[Begin Supplied material]

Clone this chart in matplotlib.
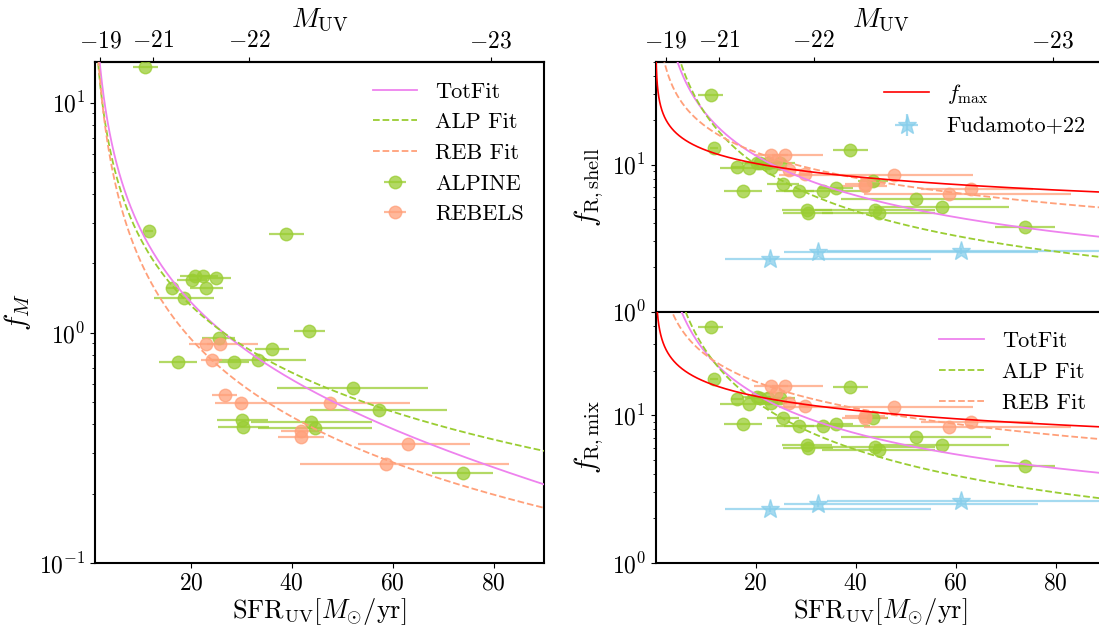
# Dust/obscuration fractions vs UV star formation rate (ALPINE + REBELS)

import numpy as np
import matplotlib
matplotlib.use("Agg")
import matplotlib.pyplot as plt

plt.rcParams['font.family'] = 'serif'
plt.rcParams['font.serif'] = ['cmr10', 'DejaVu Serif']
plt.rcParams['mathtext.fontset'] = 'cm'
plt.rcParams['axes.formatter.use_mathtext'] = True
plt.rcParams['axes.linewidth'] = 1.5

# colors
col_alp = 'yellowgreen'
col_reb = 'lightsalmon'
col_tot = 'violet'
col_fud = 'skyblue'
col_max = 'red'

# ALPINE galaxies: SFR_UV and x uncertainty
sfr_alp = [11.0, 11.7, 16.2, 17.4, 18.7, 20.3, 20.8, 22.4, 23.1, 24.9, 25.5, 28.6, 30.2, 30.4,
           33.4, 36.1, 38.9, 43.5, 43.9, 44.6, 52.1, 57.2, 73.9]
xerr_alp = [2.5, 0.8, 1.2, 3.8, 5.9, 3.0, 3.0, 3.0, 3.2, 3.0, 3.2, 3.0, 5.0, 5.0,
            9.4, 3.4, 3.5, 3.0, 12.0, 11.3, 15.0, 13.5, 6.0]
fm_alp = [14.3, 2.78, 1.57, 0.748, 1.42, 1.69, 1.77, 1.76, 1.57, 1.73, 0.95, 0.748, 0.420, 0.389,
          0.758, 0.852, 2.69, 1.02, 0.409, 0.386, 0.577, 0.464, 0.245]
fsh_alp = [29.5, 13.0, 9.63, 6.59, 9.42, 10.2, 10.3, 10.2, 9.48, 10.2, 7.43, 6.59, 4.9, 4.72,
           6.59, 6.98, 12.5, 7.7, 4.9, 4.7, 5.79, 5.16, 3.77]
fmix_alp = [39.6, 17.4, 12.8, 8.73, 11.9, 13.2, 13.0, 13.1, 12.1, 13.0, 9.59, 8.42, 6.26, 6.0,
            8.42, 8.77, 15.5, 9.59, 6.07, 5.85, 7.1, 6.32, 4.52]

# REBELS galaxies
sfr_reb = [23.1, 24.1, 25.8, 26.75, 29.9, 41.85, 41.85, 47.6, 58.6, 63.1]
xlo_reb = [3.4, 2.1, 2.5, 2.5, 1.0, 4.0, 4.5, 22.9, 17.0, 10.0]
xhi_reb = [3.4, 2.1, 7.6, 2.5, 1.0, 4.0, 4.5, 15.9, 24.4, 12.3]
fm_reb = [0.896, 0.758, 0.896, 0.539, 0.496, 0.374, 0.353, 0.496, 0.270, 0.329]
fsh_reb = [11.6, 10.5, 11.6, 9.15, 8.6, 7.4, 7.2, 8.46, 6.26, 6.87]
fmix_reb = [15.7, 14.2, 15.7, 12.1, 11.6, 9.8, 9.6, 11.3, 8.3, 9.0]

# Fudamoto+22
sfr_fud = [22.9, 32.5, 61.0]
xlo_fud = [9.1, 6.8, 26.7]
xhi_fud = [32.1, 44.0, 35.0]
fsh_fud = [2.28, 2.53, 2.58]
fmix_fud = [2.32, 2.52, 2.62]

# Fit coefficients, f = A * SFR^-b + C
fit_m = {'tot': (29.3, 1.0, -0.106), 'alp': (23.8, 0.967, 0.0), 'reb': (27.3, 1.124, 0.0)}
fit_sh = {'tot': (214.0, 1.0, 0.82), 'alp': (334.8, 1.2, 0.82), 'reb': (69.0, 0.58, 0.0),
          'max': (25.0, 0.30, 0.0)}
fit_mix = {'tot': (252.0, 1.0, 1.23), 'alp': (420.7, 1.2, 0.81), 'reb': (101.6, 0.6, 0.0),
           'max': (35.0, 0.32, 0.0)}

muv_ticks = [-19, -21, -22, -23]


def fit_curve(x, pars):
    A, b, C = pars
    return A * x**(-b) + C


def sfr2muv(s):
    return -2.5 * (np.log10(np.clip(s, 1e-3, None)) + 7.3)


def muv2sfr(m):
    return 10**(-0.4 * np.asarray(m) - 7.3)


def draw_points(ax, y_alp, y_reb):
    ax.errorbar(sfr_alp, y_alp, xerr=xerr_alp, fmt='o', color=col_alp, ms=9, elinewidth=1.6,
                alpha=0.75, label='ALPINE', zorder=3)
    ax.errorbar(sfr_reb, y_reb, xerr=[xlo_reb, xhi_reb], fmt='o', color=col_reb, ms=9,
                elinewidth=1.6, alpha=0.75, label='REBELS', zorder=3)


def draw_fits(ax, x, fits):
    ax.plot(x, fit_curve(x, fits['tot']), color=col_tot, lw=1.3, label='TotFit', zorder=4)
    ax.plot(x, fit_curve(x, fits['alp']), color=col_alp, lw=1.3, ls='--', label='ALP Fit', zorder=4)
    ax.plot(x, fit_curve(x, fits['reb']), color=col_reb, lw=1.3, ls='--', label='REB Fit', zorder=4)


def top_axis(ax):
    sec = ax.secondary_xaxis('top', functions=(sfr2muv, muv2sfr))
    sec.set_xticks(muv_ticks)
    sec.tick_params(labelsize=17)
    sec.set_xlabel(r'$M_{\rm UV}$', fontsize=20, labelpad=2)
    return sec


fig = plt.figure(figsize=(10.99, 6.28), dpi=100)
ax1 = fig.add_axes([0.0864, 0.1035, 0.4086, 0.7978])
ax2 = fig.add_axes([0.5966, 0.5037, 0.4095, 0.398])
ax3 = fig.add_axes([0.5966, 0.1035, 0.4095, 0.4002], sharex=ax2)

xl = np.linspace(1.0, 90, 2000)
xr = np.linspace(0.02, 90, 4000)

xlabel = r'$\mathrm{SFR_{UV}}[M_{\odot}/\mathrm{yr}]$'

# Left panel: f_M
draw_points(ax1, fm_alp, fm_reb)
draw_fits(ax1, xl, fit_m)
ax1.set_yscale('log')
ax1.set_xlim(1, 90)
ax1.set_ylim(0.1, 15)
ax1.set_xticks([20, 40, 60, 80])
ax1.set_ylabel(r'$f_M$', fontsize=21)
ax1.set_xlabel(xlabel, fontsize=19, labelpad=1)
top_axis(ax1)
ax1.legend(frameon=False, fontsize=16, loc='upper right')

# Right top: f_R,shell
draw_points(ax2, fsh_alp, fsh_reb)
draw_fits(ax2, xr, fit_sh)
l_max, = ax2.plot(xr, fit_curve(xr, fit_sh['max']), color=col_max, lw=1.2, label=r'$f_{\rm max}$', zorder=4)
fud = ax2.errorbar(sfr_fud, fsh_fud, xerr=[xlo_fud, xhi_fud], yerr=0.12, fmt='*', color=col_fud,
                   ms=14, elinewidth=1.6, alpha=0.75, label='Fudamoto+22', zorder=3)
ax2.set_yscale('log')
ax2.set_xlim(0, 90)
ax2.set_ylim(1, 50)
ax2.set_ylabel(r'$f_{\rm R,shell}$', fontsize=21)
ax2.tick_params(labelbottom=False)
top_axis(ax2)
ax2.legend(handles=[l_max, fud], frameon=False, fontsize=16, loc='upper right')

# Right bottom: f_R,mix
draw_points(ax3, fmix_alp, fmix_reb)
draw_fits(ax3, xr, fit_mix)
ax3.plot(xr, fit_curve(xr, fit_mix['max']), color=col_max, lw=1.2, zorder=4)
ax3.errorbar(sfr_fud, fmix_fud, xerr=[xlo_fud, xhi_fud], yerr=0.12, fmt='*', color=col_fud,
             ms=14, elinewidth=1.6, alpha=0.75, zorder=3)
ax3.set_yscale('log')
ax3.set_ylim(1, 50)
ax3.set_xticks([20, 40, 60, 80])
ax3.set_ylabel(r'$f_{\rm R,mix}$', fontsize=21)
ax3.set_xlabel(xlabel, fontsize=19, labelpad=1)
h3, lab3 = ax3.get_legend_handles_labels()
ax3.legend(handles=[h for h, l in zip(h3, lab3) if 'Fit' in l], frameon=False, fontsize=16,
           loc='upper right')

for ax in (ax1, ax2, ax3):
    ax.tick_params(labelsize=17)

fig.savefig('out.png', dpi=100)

[End Supplied material]

[Work to complete] Transcribe exactly, with no pictures, the lines running from the first line of the material through the line holding "fmix_fud = [2.32, 2.52, 2.62]".

[Answer]
Clone this chart in matplotlib.
# Dust/obscuration fractions vs UV star formation rate (ALPINE + REBELS)

import numpy as np
import matplotlib
matplotlib.use("Agg")
import matplotlib.pyplot as plt

plt.rcParams['font.family'] = 'serif'
plt.rcParams['font.serif'] = ['cmr10', 'DejaVu Serif']
plt.rcParams['mathtext.fontset'] = 'cm'
plt.rcParams['axes.formatter.use_mathtext'] = True
plt.rcParams['axes.linewidth'] = 1.5

# colors
col_alp = 'yellowgreen'
col_reb = 'lightsalmon'
col_tot = 'violet'
col_fud = 'skyblue'
col_max = 'red'

# ALPINE galaxies: SFR_UV and x uncertainty
sfr_alp = [11.0, 11.7, 16.2, 17.4, 18.7, 20.3, 20.8, 22.4, 23.1, 24.9, 25.5, 28.6, 30.2, 30.4,
           33.4, 36.1, 38.9, 43.5, 43.9, 44.6, 52.1, 57.2, 73.9]
xerr_alp = [2.5, 0.8, 1.2, 3.8, 5.9, 3.0, 3.0, 3.0, 3.2, 3.0, 3.2, 3.0, 5.0, 5.0,
            9.4, 3.4, 3.5, 3.0, 12.0, 11.3, 15.0, 13.5, 6.0]
fm_alp = [14.3, 2.78, 1.57, 0.748, 1.42, 1.69, 1.77, 1.76, 1.57, 1.73, 0.95, 0.748, 0.420, 0.389,
          0.758, 0.852, 2.69, 1.02, 0.409, 0.386, 0.577, 0.464, 0.245]
fsh_alp = [29.5, 13.0, 9.63, 6.59, 9.42, 10.2, 10.3, 10.2, 9.48, 10.2, 7.43, 6.59, 4.9, 4.72,
           6.59, 6.98, 12.5, 7.7, 4.9, 4.7, 5.79, 5.16, 3.77]
fmix_alp = [39.6, 17.4, 12.8, 8.73, 11.9, 13.2, 13.0, 13.1, 12.1, 13.0, 9.59, 8.42, 6.26, 6.0,
            8.42, 8.77, 15.5, 9.59, 6.07, 5.85, 7.1, 6.32, 4.52]

# REBELS galaxies
sfr_reb = [23.1, 24.1, 25.8, 26.75, 29.9, 41.85, 41.85, 47.6, 58.6, 63.1]
xlo_reb = [3.4, 2.1, 2.5, 2.5, 1.0, 4.0, 4.5, 22.9, 17.0, 10.0]
xhi_reb = [3.4, 2.1, 7.6, 2.5, 1.0, 4.0, 4.5, 15.9, 24.4, 12.3]
fm_reb = [0.896, 0.758, 0.896, 0.539, 0.496, 0.374, 0.353, 0.496, 0.270, 0.329]
fsh_reb = [11.6, 10.5, 11.6, 9.15, 8.6, 7.4, 7.2, 8.46, 6.26, 6.87]
fmix_reb = [15.7, 14.2, 15.7, 12.1, 11.6, 9.8, 9.6, 11.3, 8.3, 9.0]

# Fudamoto+22
sfr_fud = [22.9, 32.5, 61.0]
xlo_fud = [9.1, 6.8, 26.7]
xhi_fud = [32.1, 44.0, 35.0]
fsh_fud = [2.28, 2.53, 2.58]
fmix_fud = [2.32, 2.52, 2.62]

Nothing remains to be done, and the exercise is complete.